Nice little ending too. Read all the way through without skipping. Cheating won't be as fun!
This was published a few months ago. Not directly related to Steve Jobs's demise.
...on current evidence. Six months ago, I called a top on Apple. Since then, the stock price has continue to rise, briefly making it the world's largest publicly listed company by market capitalisation last week. Cue many excited articles. I can't be bothered to link any more. There were also more sensible articles from Paid Content (which contains the hilarious quote: "Microsoft is finally taking mobile seriously but its legal department has had more success than its product development people") and the WSJ among others telling us why such comparisons are, apart from their entertainment value, pointless and stupid.
More important than the symbolism of becoming the world's most valuable company -- note that they were helped by a 14% fall in Exxon Mobil's share price -- is the fact that Apple's stock price rose 4% over the same period, going bang against my prediction.
However, what does all of this mean for the future? Will Apple continue to generate outstanding returns for its shareholders? I remain cynical, but maybe that's just bias. There is the problem of being so big: how do you grow even bigger at the same pace as historically? Lex is doubtful, but perhaps not as much as me. Aswath Damodaran was optimistic as of January. Time will tell. Let's check back in six more months.

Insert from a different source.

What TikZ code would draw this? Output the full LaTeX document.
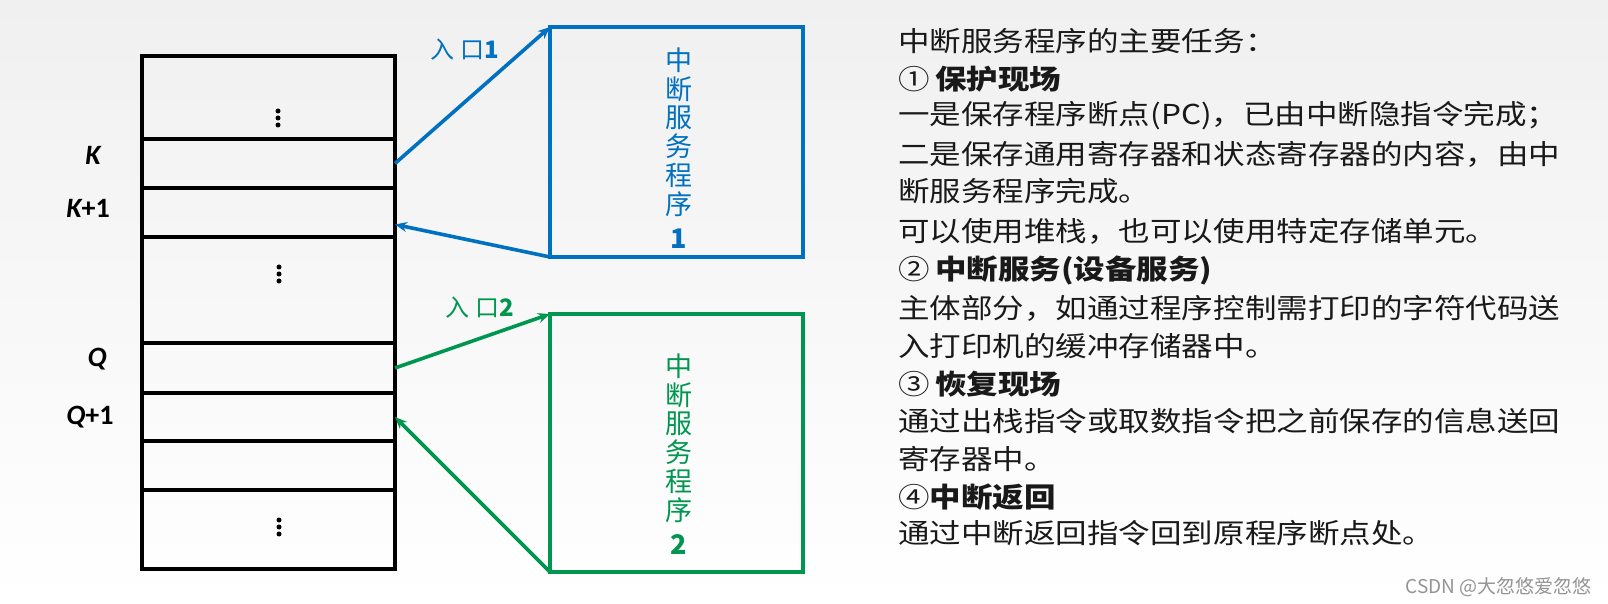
\documentclass[tikz,border=0pt]{standalone}
\usepackage{fontspec}
\setmainfont{Noto Sans CJK SC}
\newfontfamily\carl{Carlito}
\usepackage{graphicx}
\usetikzlibrary{arrows.meta,calc}
\definecolor{pblue}{RGB}{0,112,192}
\definecolor{pgreen}{RGB}{0,150,80}
\definecolor{bgtop}{RGB}{240,240,240}
\definecolor{txt}{RGB}{25,25,25}
\newcommand\hstr[1]{\scalebox{1.15}[1]{#1}}
\begin{document}
\begin{tikzpicture}[x=0.5pt,y=-0.5pt,
  cell/.style={draw=black, line width=1.6pt, minimum width=126.5pt, inner sep=0pt, outer sep=0pt},
  prog/.style={draw=#1, line width=1.8pt, minimum width=126.5pt, inner sep=0pt, outer sep=0pt},
  ptext/.style={text=#1, align=center, inner sep=0pt, font=\fontsize{13.5}{14.4}\selectfont},
  link/.style={draw=#1, line width=1.8pt, -{Stealth[length=6pt,width=5pt]}},
  entry/.style={text=#1, inner sep=0pt, font=\fontsize{12}{14}\selectfont},
  addr/.style={inner sep=0pt, font=\carl\bfseries\fontsize{14}{16}\selectfont},
  rtext/.style={anchor=west, inner sep=0pt, text=txt, font=\fontsize{13.7}{16}\selectfont},
  dot/.style={fill=black}
]
\useasboundingbox (0,0) rectangle (1608,604);
\shade[top color=bgtop, bottom color=white] (0,0) rectangle (1608,604);

% memory table
\node[cell, minimum height=41.5pt] (r1) at (268.5,97.5) {};
\node[cell, minimum height=24.5pt] (r2) at (268.5,163.5) {};
\node[cell, minimum height=24.5pt] (r3) at (268.5,212.5) {};
\node[cell, minimum height=53pt]   (r4) at (268.5,290) {};
\node[cell, minimum height=25pt]   (r5) at (268.5,368) {};
\node[cell, minimum height=24pt]   (r6) at (268.5,417) {};
\node[cell, minimum height=24.5pt] (r7) at (268.5,465.5) {};
\node[cell, minimum height=39.5pt] (r8) at (268.5,529.5) {};

\foreach \y in {111,118,125} \fill[dot] (278,\y) circle (2.5);
\foreach \y in {267,274,281} \fill[dot] (279,\y) circle (2.5);
\foreach \y in {520,527,534} \fill[dot] (279,\y) circle (2.5);

% address labels
\node[addr] (lk)  at (93,155)  {\itshape K};
\node[addr] (lk1) at (88,208)  {{\itshape K}+1};
\node[addr] (lq)  at (97,359)  {\itshape Q};
\node[addr] (lq1) at (90,417)  {{\itshape Q}+1};

% service routines
\node[prog=pblue,  minimum height=115pt] (b1) at (676.5,142) {};
\node[prog=pgreen, minimum height=129pt] (b2) at (676.5,443) {};
\node[ptext=pblue]  (b1t) at (679,148) {中\\断\\服\\务\\程\\序\\[2.7pt]\textbf{1}};
\node[ptext=pgreen] (b2t) at (679,454) {中\\断\\服\\务\\程\\序\\[2.7pt]\textbf{2}};

% connectors
\draw[link=pblue]  (r2.east) -- (b1.north west);
\draw[link=pblue]  (b1.south west) -- ([yshift=-6pt]r3.east);
\draw[link=pgreen] (r5.east) -- (b2.north west);
\draw[link=pgreen] (b2.south west) -- (r6.east);

\node[entry=pblue,  anchor=west] (e1) at (430,50)  {入\hspace{3pt}口\textbf{1}};
\node[entry=pgreen, anchor=west] (e2) at (445,308) {入\hspace{3pt}口\textbf{2}};

% right text
\node[rtext] (t1)  at (898,41)  {\hstr{中断服务程序的主要任务：}};
\node[rtext] (t2)  at (898,79)  {\hstr{①\,\textbf{保护现场}}};
\node[rtext] (t3)  at (898,116) {\hstr{一是保存程序断点(PC)，已由中断隐指令完成；}};
\node[rtext] (t4)  at (898,154) {\hstr{二是保存通用寄存器和状态寄存器的内容，由中}};
\node[rtext] (t5)  at (898,191) {\hstr{断服务程序完成。}};
\node[rtext] (t6)  at (898,231) {\hstr{可以使用堆栈，也可以使用特定存储单元。}};
\node[rtext] (t7)  at (898,270) {\hstr{②\,\textbf{中断服务(设备服务)}}};
\node[rtext] (t8)  at (898,308) {\hstr{主体部分，如通过程序控制需打印的字符代码送}};
\node[rtext] (t9)  at (898,346) {\hstr{入打印机的缓冲存储器中。}};
\node[rtext] (t10) at (898,384) {\hstr{③\,\textbf{恢复现场}}};
\node[rtext] (t11) at (898,421) {\hstr{通过出栈指令或取数指令把之前保存的信息送回}};
\node[rtext] (t12) at (898,459) {\hstr{寄存器中。}};
\node[rtext] (t13) at (898,497) {\hstr{④\textbf{中断返回}}};
\node[rtext] (t14) at (898,533) {\hstr{通过中断返回指令回到原程序断点处。}};

\node[anchor=east, inner sep=0pt, text=black!42, font=\fontsize{9.5}{11}\selectfont] (wm) at (1592,587) {CSDN @大忽悠爱忽悠};
\end{tikzpicture}
\end{document}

The idea of checking back in six months reminds me of this funny Ellen Degeneres quote I once came across, which you are welcome to use to make fun of me:
The good psychic would pick up the phone before it rang. Of course it is possible there was no one on the other line. Once she said "God Bless you." I said, "I didn't sneeze." She looked deep into my eyes and said, "You will, eventually." And damn it if she wasn't right. Two days later I sneezed.
Ok, new to me but perhaps not to others who follow the space more closely than I do.
Brim Brothers have been working for a couple of years on a power meter that works on a quite different principle from others in the market. Now they're ready to tell the world a little more about what they've been doing.
The standard model used by companies like PowerTap and SRM is to measure power directly off cranks and wheel hubs. This is expensive, cumbersome and inflexible, because you can't easily switch bikes or wheels, plus (if you're not a cheapo like me) you most probably wouldn't race with your training wheels.
The iBike, which is what I use (and love), measures power indirectly using Newton's third law. It measures the forces acting on the cyclist and therefore knows what forces the cyclist is putting out. The iBike is more affordable than its rivals and more easily transferable from one bike to another, but is criticised as being "inaccurate". (If you're interested in getting into that debate, first go through this benchmarking data.)
Brim Brothers's approach is very different. They stick a couple of pods on the cyclist's shoes and measure the power put out by the cyclist directly off his feet. What this means is that cyclists can jump on any old bike with no prior setup or customisation and start getting results. It also means that the setup may be pretty affordable compared to the SRMs of the world.
Very interesting idea in theory. But, as they say: in theory, theory is the same as practice; in practice, it isn't. We'll just have to wait and see.